>> start
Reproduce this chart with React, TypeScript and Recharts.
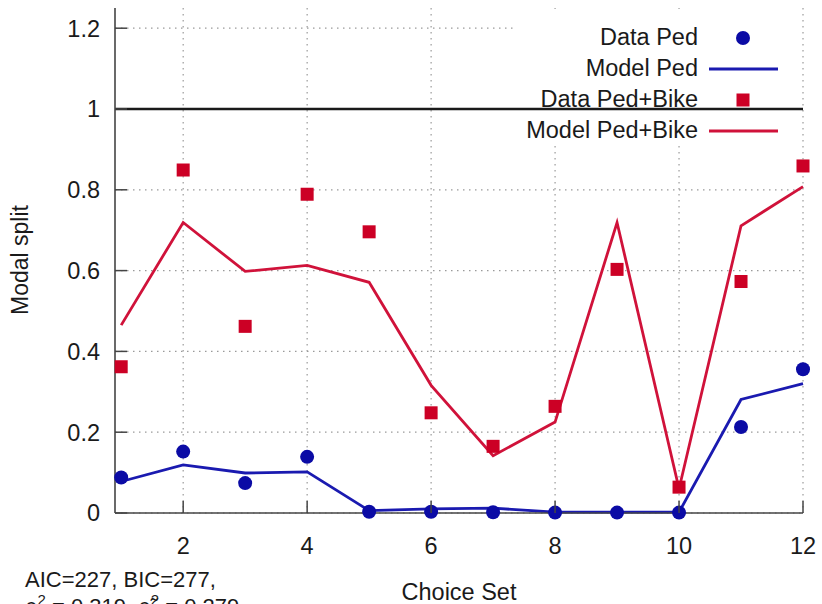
import React from 'react';
import { ComposedChart, Line, Scatter, XAxis, YAxis, CartesianGrid, ReferenceLine } from 'recharts';

const choiceSets = [1, 2, 3, 4, 5, 6, 7, 8, 9, 10, 11, 12];
const dataPed = [0.088, 0.152, 0.074, 0.139, 0.003, 0.003, 0.002, 0.001, 0.001, 0.001, 0.213, 0.356];
const modelPed = [0.078, 0.119, 0.099, 0.102, 0.006, 0.010, 0.012, 0.002, 0.002, 0.002, 0.281, 0.320];
const dataPedBike = [0.362, 0.849, 0.462, 0.789, 0.696, 0.248, 0.165, 0.264, 0.603, 0.064, 0.573, 0.859];
const modelPedBike = [0.465, 0.719, 0.598, 0.613, 0.571, 0.316, 0.142, 0.225, 0.719, 0.060, 0.711, 0.808];
const xTicks = [2, 4, 6, 8, 10, 12];
const yTicks = [0, 0.2, 0.4, 0.6, 0.8, 1, 1.2];
const legendLabels = ['Data Ped', 'Model Ped', 'Data Ped+Bike', 'Model Ped+Bike'];

const rows = choiceSets.map((x, i) => ({
  x,
  dataPed: dataPed[i],
  modelPed: modelPed[i],
  dataPedBike: dataPedBike[i],
  modelPedBike: modelPedBike[i],
}));

const FONT = '"Liberation Sans", Arial, sans-serif';
const TXT = '#1a1a1a';
const FRAME = '#444444';
const BLUE_DOT = '#0b0ba5';
const BLUE_LINE = '#1a1ab0';
const RED_DOT = '#cc0025';
const RED_LINE = '#d0123a';

const BottomTick = (props: any) => {
  const { x, y, payload } = props;
  return (
    <g>
      <line x1={x} x2={x} y1={y} y2={y - 12} stroke={FRAME} strokeWidth={1.5} />
      <text x={x} y={y + 41} textAnchor="middle" fontFamily={FONT} fontSize={23.5} fill={TXT}>
        {payload.value}
      </text>
    </g>
  );
};

const TopTick = (props: any) => {
  const { x, y } = props;
  return <line x1={x} x2={x} y1={y} y2={y + 12} stroke={FRAME} strokeWidth={1.5} />;
};

const LeftTick = (props: any) => {
  const { x, y, payload } = props;
  const v = payload.value;
  const label = v === 0 || v === 1 ? String(v) : v.toFixed(1);
  return (
    <g>
      <line x1={x} x2={x + 12} y1={y} y2={y} stroke={FRAME} strokeWidth={1.5} />
      <text x={x - 15} y={y} dy="0.36em" textAnchor="end" fontFamily={FONT} fontSize={23.5} fill={TXT}>
        {label}
      </text>
    </g>
  );
};

const RightTick = (props: any) => {
  const { x, y } = props;
  return <line x1={x} x2={x - 12} y1={y} y2={y} stroke={FRAME} strokeWidth={1.5} />;
};

const CircleShape = (props: any) => <circle cx={props.cx} cy={props.cy} r={7} fill={BLUE_DOT} />;
const SquareShape = (props: any) => (
  <rect x={props.cx - 6.5} y={props.cy - 6.5} width={13} height={13} fill={RED_DOT} />
);

const LegendBox = () => {
  const textX = 698;
  const symX = 743;
  const rowsY = [45, 76, 107, 138];
  return (
    <g>
      <rect x={513} y={9} width={289} height={136} fill="#ffffff" />
      {legendLabels.map((l, i) => (
        <text key={l} x={textX} y={rowsY[i]} textAnchor="end" fontFamily={FONT} fontSize={23.5} fill={TXT}>
          {l}
        </text>
      ))}
      <circle cx={symX} cy={rowsY[0] - 7} r={7} fill={BLUE_DOT} />
      <line x1={709} x2={778} y1={rowsY[1] - 7} y2={rowsY[1] - 7} stroke={BLUE_LINE} strokeWidth={2.8} />
      <rect x={symX - 6.5} y={rowsY[2] - 7 - 6.5} width={13} height={13} fill={RED_DOT} />
      <line x1={709} x2={778} y1={rowsY[3] - 7} y2={rowsY[3] - 7} stroke={RED_LINE} strokeWidth={2.8} />
    </g>
  );
};

const Annotations = () => (
  <g>
    <text x={459} y={600} textAnchor="middle" fontFamily={FONT} fontSize={23.5} fill={TXT}>
      Choice Set
    </text>
    <text
      x={28}
      y={260}
      transform="rotate(-90 28 260)"
      textAnchor="middle"
      fontFamily={FONT}
      fontSize={23}
      fill={TXT}
    >
      Modal split
    </text>
    <text x={25} y={587} fontFamily={FONT} fontSize={22} fill={TXT}>
      AIC=227, BIC=277,
    </text>
    <text x={25} y={614} fontFamily={FONT} fontSize={22} fill={TXT}>
      ρ<tspan dy={-9} fontSize={15}>2</tspan>
      <tspan dy={9}> = 0.319, ρ̃</tspan>
      <tspan dy={-9} fontSize={15}>2</tspan>
      <tspan dy={9}> = 0.279</tspan>
    </text>
  </g>
);

export default function App() {
  return (
    <div style={{ position: 'absolute', left: 0, top: 0, width: 822, height: 604, background: '#fff' }}>
      <ComposedChart width={822} height={604} data={rows} margin={{ top: 8, right: 19, bottom: 0, left: 0 }}>
        <CartesianGrid
          stroke="#9a9a9a"
          strokeWidth={1.2}
          strokeDasharray="1.5 4.5"
          horizontalValues={yTicks}
          verticalValues={xTicks}
        />
        <LegendBox />
        <ReferenceLine y={1} stroke="#1a1a1a" strokeWidth={2.6} ifOverflow="extendDomain" />
        <XAxis
          dataKey="x"
          type="number"
          domain={[0.9, 12]}
          ticks={xTicks}
          interval={0}
          height={91}
          tickSize={0}
          tickMargin={0}
          tickLine={false}
          tick={<BottomTick />}
          axisLine={{ stroke: FRAME, strokeWidth: 1.6 }}
        />
        <XAxis
          xAxisId="top"
          orientation="top"
          dataKey="x"
          type="number"
          domain={[0.9, 12]}
          ticks={xTicks}
          interval={0}
          height={0}
          tickSize={0}
          tickMargin={0}
          tickLine={false}
          tick={<TopTick />}
          axisLine={{ stroke: FRAME, strokeWidth: 1.6 }}
        />
        <YAxis
          type="number"
          domain={[0, 1.25]}
          ticks={yTicks}
          interval={0}
          width={115}
          tickSize={0}
          tickMargin={0}
          tickLine={false}
          tick={<LeftTick />}
          axisLine={{ stroke: FRAME, strokeWidth: 1.6 }}
        />
        <YAxis
          yAxisId="right"
          orientation="right"
          type="number"
          domain={[0, 1.25]}
          ticks={yTicks}
          interval={0}
          width={0}
          tickSize={0}
          tickMargin={0}
          tickLine={false}
          tick={<RightTick />}
          axisLine={{ stroke: FRAME, strokeWidth: 1.6 }}
        />
        <Line
          dataKey="modelPed"
          type="linear"
          stroke={BLUE_LINE}
          strokeWidth={2.8}
          dot={false}
          activeDot={false}
          isAnimationActive={false}
        />
        <Line
          dataKey="modelPedBike"
          type="linear"
          stroke={RED_LINE}
          strokeWidth={2.8}
          dot={false}
          activeDot={false}
          isAnimationActive={false}
        />
        <Scatter data={rows} dataKey="dataPed" shape={<CircleShape />} isAnimationActive={false} />
        <Scatter data={rows} dataKey="dataPedBike" shape={<SquareShape />} isAnimationActive={false} />
        <Annotations />
      </ComposedChart>
    </div>
  );
}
>> end
Goal:
Copy all lines above containing the string "React".

Complete answer:
Reproduce this chart with React, TypeScript and Recharts.
import React from 'react';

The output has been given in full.